On the other hand, “competent enough” poetry can still present issues. Poet Greta Stoddart (no relation to Courtney), who was recently a judge for the National Poetry Competition, says that after reading 12,000 poems, she doesn’t think she could’ve reliably rooted out AI-produced entries, given many poems span similar themes and styles.

“It’s more like a Hallmark greetings card … Or a poem by someone who writes poetry but doesn’t read any,” she told Motherboard after reading a ChatGPT-generated version of one of her own poems. “I have no sense or feeling of a real person in the voice. Nothing about individual experience which is where a lot of poetry comes from, wherever it ends up.”

The organizers behind the Annie Atkin Tanner Memorial Poetry Scholarship Contest at Utah Tech University recently encountered what they strongly suspected was an ChatGPT-produced entry. They had no way to prove it, but rejected the poem for lack of merit, and are currently strategizing about how to adapt to the age of ChatGPT.

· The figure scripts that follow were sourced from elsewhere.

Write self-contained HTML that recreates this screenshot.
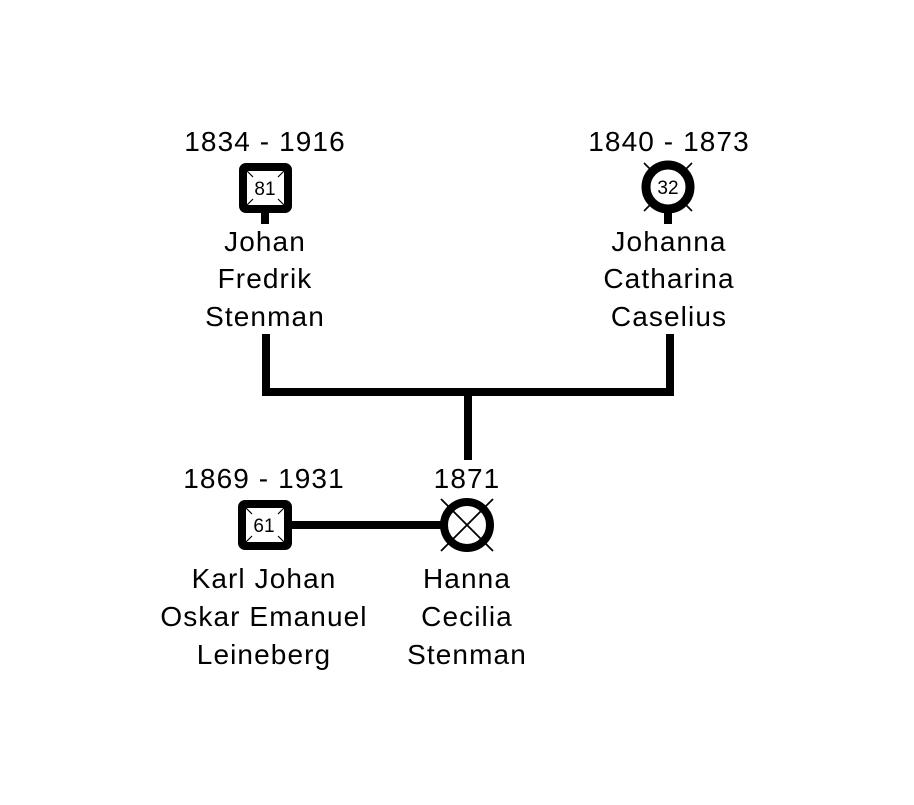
<!DOCTYPE html>
<html><head><meta charset="utf-8"><style>
html,body{margin:0;padding:0;background:#fff}
svg text{font-family:"Liberation Sans",sans-serif;font-size:28px;letter-spacing:1.1px;fill:#000;text-anchor:middle}
svg text.n{font-size:19px;letter-spacing:0}
</style></head><body>
<svg width="914" height="800" viewBox="0 0 914 800" xmlns="http://www.w3.org/2000/svg">
<rect width="914" height="800" fill="#fff"/>
<g stroke="#000" stroke-width="8" fill="none" stroke-linecap="square">
<path d="M266 338 V392 H670 V338"/>
<path d="M468 392 V456"/>
<path d="M292 525 H441"/>
<path d="M265 212 V220"/>
<path d="M668 212 V220"/>
</g>
<rect x="243" y="167" width="45" height="42" rx="3" fill="#fff" stroke="#000" stroke-width="8"/>
<g stroke="#000" stroke-width="1.2"><path d="M247 171 L253 177 M284 171 L278 177 M247 205 L253 199 M284 205 L278 199"/></g>
<text class="n" x="265" y="195">81</text>
<circle cx="668" cy="187" r="22" fill="#fff" stroke="#000" stroke-width="9"/>
<g stroke="#000" stroke-width="1.6"><path d="M644 163 L654 173 M692 163 L682 173 M644 211 L654 201 M692 211 L682 201"/></g>
<text class="n" x="668" y="194">32</text>
<rect x="242" y="504" width="46" height="42" rx="3" fill="#fff" stroke="#000" stroke-width="8"/>
<g stroke="#000" stroke-width="1.2"><path d="M246 508 L252 514 M284 508 L278 514 M246 542 L252 536 M284 542 L278 536"/></g>
<text class="n" x="264" y="532">61</text>
<circle cx="467" cy="525" r="23" fill="#fff" stroke="#000" stroke-width="8"/>
<g stroke="#000" stroke-width="1.8"><path d="M441 499 L493 551 M493 499 L441 551"/></g>
<text x="265" y="151">1834 - 1916</text>
<text x="265" y="251">Johan</text>
<text x="265" y="288">Fredrik</text>
<text x="265" y="326">Stenman</text>
<text x="669" y="151">1840 - 1873</text>
<text x="669" y="251">Johanna</text>
<text x="669" y="288">Catharina</text>
<text x="669" y="326">Caselius</text>
<text x="264" y="488">1869 - 1931</text>
<text x="264" y="588">Karl Johan</text>
<text x="264" y="626">Oskar Emanuel</text>
<text x="264" y="664">Leineberg</text>
<text x="467" y="488">1871</text>
<text x="467" y="588">Hanna</text>
<text x="467" y="626">Cecilia</text>
<text x="467" y="664">Stenman</text>
</svg>
</body></html>
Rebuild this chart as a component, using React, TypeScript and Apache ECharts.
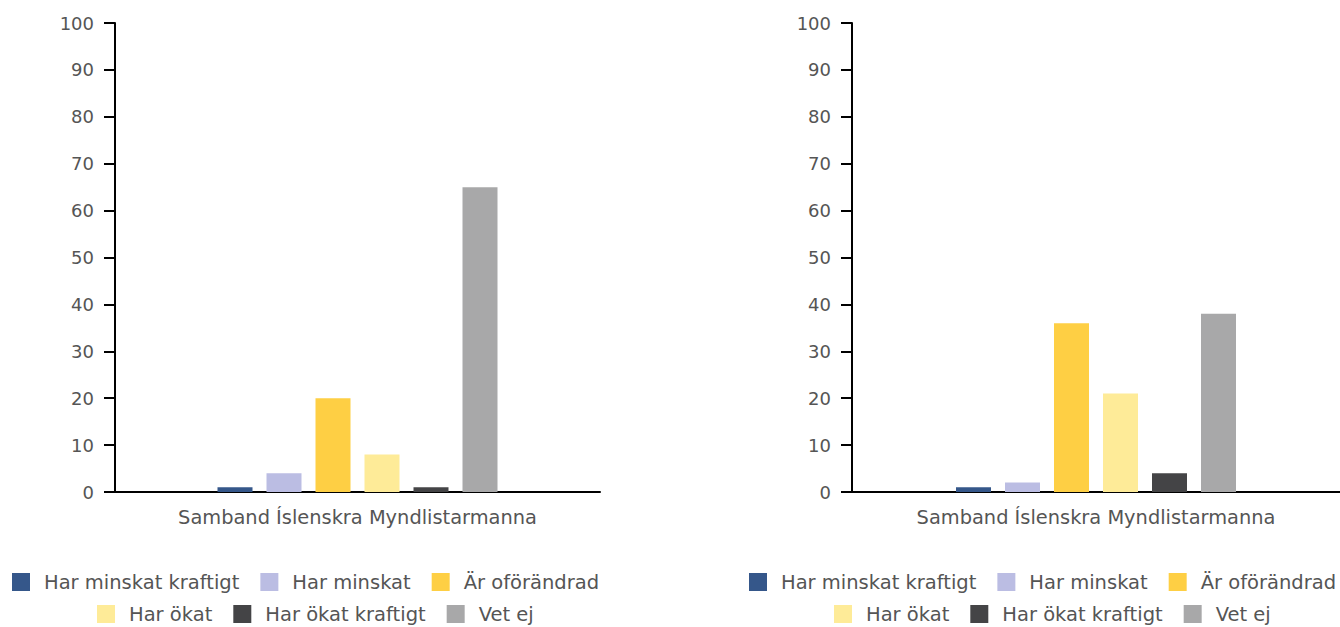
import React, { useEffect, useRef } from "react";
import * as echarts from "echarts";

const categories = ["Samband Íslenskra Myndlistarmanna"];
const seriesNames = [
  "Har minskat kraftigt",
  "Har minskat",
  "Är oförändrad",
  "Har ökat",
  "Har ökat kraftigt",
  "Vet ej",
];
const colors = ["#35578a", "#bbbde3", "#fecf44", "#feeb98", "#444446", "#a8a8a9"];
const leftValues = [1, 4, 20, 8, 1, 65];
const rightValues = [1, 2, 36, 21, 4, 38];
const yTicks = { min: 0, max: 100, interval: 10 };

const FONT = "'DejaVu Sans', sans-serif";
const TEXT = "#555555";

export default function App() {
  const ref = useRef<HTMLDivElement>(null);
  useEffect(() => {
    if (!ref.current) return;
    const chart = echarts.init(ref.current, null, { renderer: "svg" });
    const offsets = [0, 737];
    const grids = offsets.map((o, i) => ({
      left: 115 + o,
      top: 23,
      width: i === 0 ? 485 : 488,
      height: 469,
      containLabel: false,
    }));
    const xAxes = offsets.map((_, i) => ({
      type: "category",
      gridIndex: i,
      data: categories,
      axisTick: { show: false },
      axisLine: { lineStyle: { color: "#000", width: 2 } },
      axisLabel: { color: TEXT, fontSize: 19.4, fontFamily: FONT, margin: 16 },
    }));
    const yAxes = offsets.map((_, i) => ({
      type: "value",
      gridIndex: i,
      min: yTicks.min,
      max: yTicks.max,
      interval: yTicks.interval,
      splitLine: { show: false },
      axisLine: { show: true, lineStyle: { color: "#000", width: 2 } },
      axisTick: { show: true, length: 11, lineStyle: { color: "#000", width: 2 } },
      axisLabel: { color: TEXT, fontSize: 18, fontFamily: FONT, margin: 21 },
    }));
    const series: any[] = [];
    [leftValues, rightValues].forEach((vals, gi) => {
      seriesNames.forEach((name, si) => {
        series.push({
          type: "bar",
          name,
          xAxisIndex: gi,
          yAxisIndex: gi,
          data: [vals[si]],
          barWidth: 35,
          barGap: "40%",
          itemStyle: { color: colors[si] },
        });
      });
    });
    const legendBase = {
      orient: "horizontal",
      itemWidth: 18,
      itemHeight: 18,
      itemGap: 21,
      padding: 0,
      icon: "rect",
      textStyle: { color: TEXT, fontSize: 19.5, fontFamily: FONT, padding: [0, 0, 0, 9] },
    };
    const legends: any[] = [];
    offsets.forEach((o) => {
      legends.push({ ...legendBase, left: 12 + o, top: 572, data: seriesNames.slice(0, 3) });
      legends.push({ ...legendBase, left: 97 + o, top: 604, data: seriesNames.slice(3) });
    });
    chart.setOption({
      animation: false,
      color: colors,
      textStyle: { fontFamily: FONT },
      grid: grids,
      xAxis: xAxes,
      yAxis: yAxes,
      legend: legends,
      series,
    });
    return () => chart.dispose();
  }, []);
  return (
    <div
      ref={ref}
      style={{ position: "fixed", left: 0, top: 0, width: 1340, height: 627, background: "#fff" }}
    />
  );
}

There’s also the point that while ChatGPT’s poetry is pedestrian right now, you could, in theory, train an AI model that’s less concerned with being correct, and more concerned with being creative. But there hovers a perplexing question in all of this: “Why in the world would we want a computer to write poetry?” asks Hunter.

Motherboard reached out to the researchers behind the OpenAI study with this and other questions, but didn’t receive a response before publishing.

“Ideally, we would use AI to stop us from doing boring work and free us up to do more interesting things,” said Williams. The prevailing story about AI was once that it would automate the repetitive drudge work no one likes, not the creative work people find rewarding. But somehow, improbably, “automating poets” is where we’ve ended up.

“It’s reflective of a deeper issue within society, which is that we’re technologically advancing maybe slightly faster than we’re maturing,” said Courtney Stoddart. This, combined with chronic underfunding and undervaluing of the arts, she says, has contributed to otherwise sensible-seeming people believing that LLMs could replace creativity.

“There’s like nine billion things that would be better for AI to spend its time on,” said Zapruder. “Can we get the computers to maybe get all the microplastics out of the ocean?”

The recent course change makes even less sense when you consider that poetry isn’t exactly a lucrative pursuit. The poets I spoke to for this article pointed out that very few of them make a living primarily off poetry.

“There’s no reason why we need a more efficient way of producing poetry,” said Hunter, but this may end up being the very thing that saves poetry from its mass-produced fate. “At its core, it has this beautiful uselessness that preserves it.”